Why Libraries Can’t Go Digital

Library trustee Robert Darnton has an article in the upcoming New York Review of Books promoting the planned renovation to the New York Public Library’s main branch.  Focusing on the NYPL’s financial problems, it makes a strong argument in favor of consolidating services in the 54th Street building – though Darnton soft-pedals the movement of books off site: moving 1.5 million of 3 million books does not mean that “most” volumes will stay in the building.

What caught my eye was Darnton’s aside that, despite the promises of the information age, most of the books the library needs to acquire will still be available only in hard-copy for the foreseeable future.  I had almost exactly this conversation yesterday, so it’s ego-stroking to see the same claim in the NYRB.

The reasoning behind it is simple.  No matter what improvements are made to the digital display of text – and between new file formats, e-readers, tablets, and the plummeting cost of storage and transmission there’s not much barrier left to going digital – the law means that libraries have a hard time leaving physical objects behind.

It all comes down to the fact that most of what libraries do is possible because it is covered by the first sale doctrine in North America and the doctrine of exhaustion in the EU and international IP law.  Both principles say that once a rights-holder (i.e. author or publisher) has sold you a physical copy of their work you can do with it as you like.  You can loan it to someone, mail it across the country to another library, or split its spine and re-bind it.  None of those rights can be presumed with digital materials, where there is no first sale doctrine and most products are sold under licenses that restrict their use.  Many publishers refuse to sell e-books to libraries; others license them so that they “self-destruct” after a specified number of loans.  None permit the “loan” of an e-book to another library elsewhere.  How could they, since sending information electronically always involves copying the copyrighted material?  Today, academic journals are licensed mostly in expensive bundles that don’t even offer permanent access to the materials being “bought” (this extortionate pricing was at the root of the recent boycott of Elsevier).

Where the publisher makes no specific restrictions on use, like with the millions of indie books being sold as .pdfs , a library can’t loan the content at all without exposing itself to a possible lawsuit for copyright infringement – there’s no way of guaranteeing that copying won’t occur.  Anyone who doubts the restrictions on libraries in a digital age should look at the Author’s Guild’s lawsuit against library consortium HathiTrust and its claims of what constitutes infringing activity – all digital backups for preservation purposes where the physical object is not in immediate danger of disintegration, for example.
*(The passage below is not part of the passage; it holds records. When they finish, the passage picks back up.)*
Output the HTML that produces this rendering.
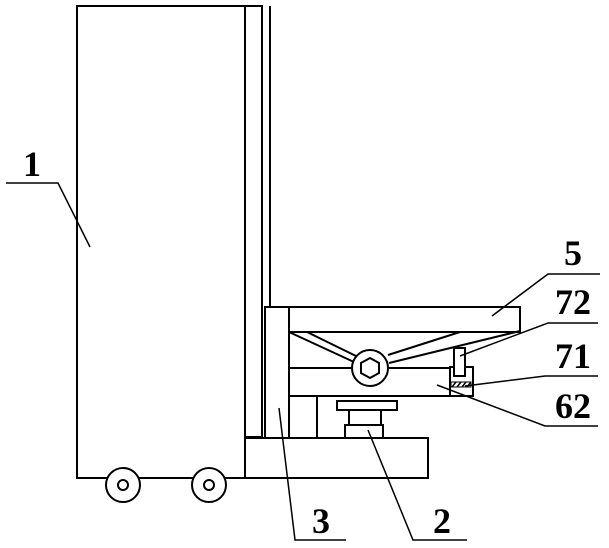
<!DOCTYPE html>
<html><head><style>
html,body{margin:0;padding:0;background:#fff;width:609px;height:548px;overflow:hidden}
svg{display:block}
text{font-family:"Liberation Serif",serif;font-weight:bold;font-size:36px;fill:#000}
</style></head><body>
<svg width="609" height="548" viewBox="0 0 609 548" xmlns="http://www.w3.org/2000/svg">
<g fill="none" stroke="#000" stroke-width="2">
<rect x="77" y="6" width="168" height="472"/>
<rect x="245" y="6" width="17" height="431"/>
<line x1="270" y1="6" x2="270" y2="437"/>
<polyline points="245,438 428,438 428,478 245,478"/>
<circle cx="123" cy="485" r="17" fill="#fff"/>
<circle cx="123" cy="485" r="5"/>
<circle cx="209" cy="485" r="17" fill="#fff"/>
<circle cx="209" cy="485" r="5"/>
<rect x="265" y="307" width="24" height="131" fill="#fff"/>
<line x1="317" y1="396" x2="317" y2="438"/>
<rect x="289" y="307" width="231" height="25"/>
<polyline points="289,332 289,396 473,396"/>
<line x1="289" y1="368" x2="450" y2="368"/>
<line x1="289" y1="332" x2="354" y2="362"/>
<line x1="307" y1="332" x2="356" y2="356"/>
<line x1="460" y1="332" x2="388" y2="355"/>
<line x1="520" y1="331" x2="389" y2="363"/>
<circle cx="370" cy="368" r="18" fill="#fff"/>
<polygon points="370,358 379,363 379,373 370,378 361,373 361,363"/>
<rect x="337" y="401" width="60" height="9"/>
<rect x="349" y="410" width="32" height="15"/>
<rect x="345" y="425" width="38" height="13"/>
<rect x="450" y="367" width="23" height="29" fill="#fff"/>
<rect x="454" y="348" width="11" height="28" fill="#fff"/>
<rect x="451" y="382" width="20" height="5" stroke-width="1"/>
<g stroke-width="1.5"><line x1="452" y1="387" x2="456" y2="382"/><line x1="457" y1="387" x2="461" y2="382"/><line x1="462" y1="387" x2="466" y2="382"/><line x1="467" y1="387" x2="471" y2="382"/></g>
<polyline points="6,183 58,183 90,247" stroke-width="1.5"/>
<polyline points="279,408 295,540 346,540" stroke-width="1.5"/>
<polyline points="368,430 413,540 467,540" stroke-width="1.5"/>
<polyline points="492,316 548,274 600,274" stroke-width="1.5"/>
<polyline points="460,356 548,323 598,323" stroke-width="1.5"/>
<polyline points="465,386 545,376 598,376" stroke-width="1.5"/>
<polyline points="437,385 545,426 598,426" stroke-width="1.5"/>
</g>
<text x="23" y="176">1</text>
<text x="564" y="265">5</text>
<text x="555" y="314">72</text>
<text x="555" y="368">71</text>
<text x="555" y="418">62</text>
<text x="312" y="533">3</text>
<text x="433" y="533">2</text>
</svg>
</body></html>
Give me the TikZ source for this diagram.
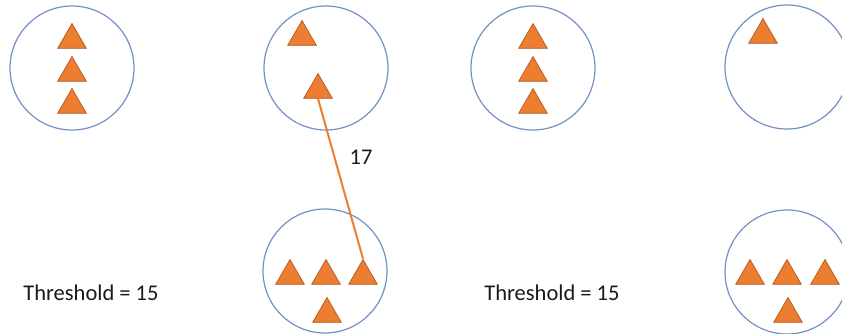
\documentclass[tikz,border=0pt]{standalone}
\usepackage{fontspec}
\setmainfont{Carlito}
\usetikzlibrary{shapes.geometric}

\definecolor{ringblue}{RGB}{114,144,196}
\definecolor{pointfill}{RGB}{237,125,49}
\definecolor{pointedge}{RGB}{174,90,33}

\tikzset{
	cluster/.style={circle, draw=ringblue, line width=1.2pt, minimum size=124pt, inner sep=0pt},
	point/.style={regular polygon, regular polygon sides=3, fill=pointfill, draw=pointedge, line width=0.7pt, minimum size=33pt, inner sep=0pt},
	link/.style={draw=pointfill, line width=2pt},
	caption/.style={font=\fontsize{22.5}{27}\selectfont, text=black!90}
}

\begin{document}
\begin{tikzpicture}[x=1pt, y=-1pt]
	\useasboundingbox (0,0) rectangle (842,333);
	\clip (0,0) rectangle (842,333);

	% clusters
	\node[cluster] (c1) at (72,68) {};
	\node[cluster] (c2) at (326,68) {};
	\node[cluster] (c3) at (325,271) {};
	\node[cluster] (c4) at (533,68) {};
	\node[cluster] (c5) at (787,67) {};
	\node[cluster] (c6) at (787,272) {};

	% points, left half
	\node[point] (p11) at (72,40) {};
	\node[point] (p12) at (72,73) {};
	\node[point] (p13) at (72,105) {};
	\node[point] (p21) at (302,37) {};
	\node[point] (p22) at (318,90) {};
	\node[point] (p31) at (290,276) {};
	\node[point] (p32) at (326,276) {};
	\node[point] (p33) at (363,276) {};
	\node[point] (p34) at (327,314) {};

	% points, right half
	\node[point] (p41) at (533,40) {};
	\node[point] (p42) at (533,73) {};
	\node[point] (p43) at (533,105) {};
	\node[point] (p51) at (763,35) {};
	\node[point] (p61) at (750,276) {};
	\node[point] (p62) at (787,276) {};
	\node[point] (p63) at (825,276) {};
	\node[point] (p64) at (788,314) {};

	% distance
	\draw[link] (p22.side 2) -- (p33.corner 1);
	\node[caption] (dist) at (361,157) {17};

	% thresholds
	\node[caption] (thr1) at (91,293) {Threshold = 15};
	\node[caption] (thr2) at (552,293) {Threshold = 15};
\end{tikzpicture}
\end{document}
Is any of this going to change?  Some expansion of fair use/fair dealing is possible, even likely, but grander changes would require an almost inconceivable amount of political will.  Unless libraries find themselves with the billions of dollars necessary to settle the potential class action lawsuit, as Google has, they are likely to stick with physical objects not by choice but by legal necessity.  One hopes that those who believe that “everything is available on the internet” will notice this before their needs outstrip their reach, and they wonder why their library doesn’t have the digital-native content that they need.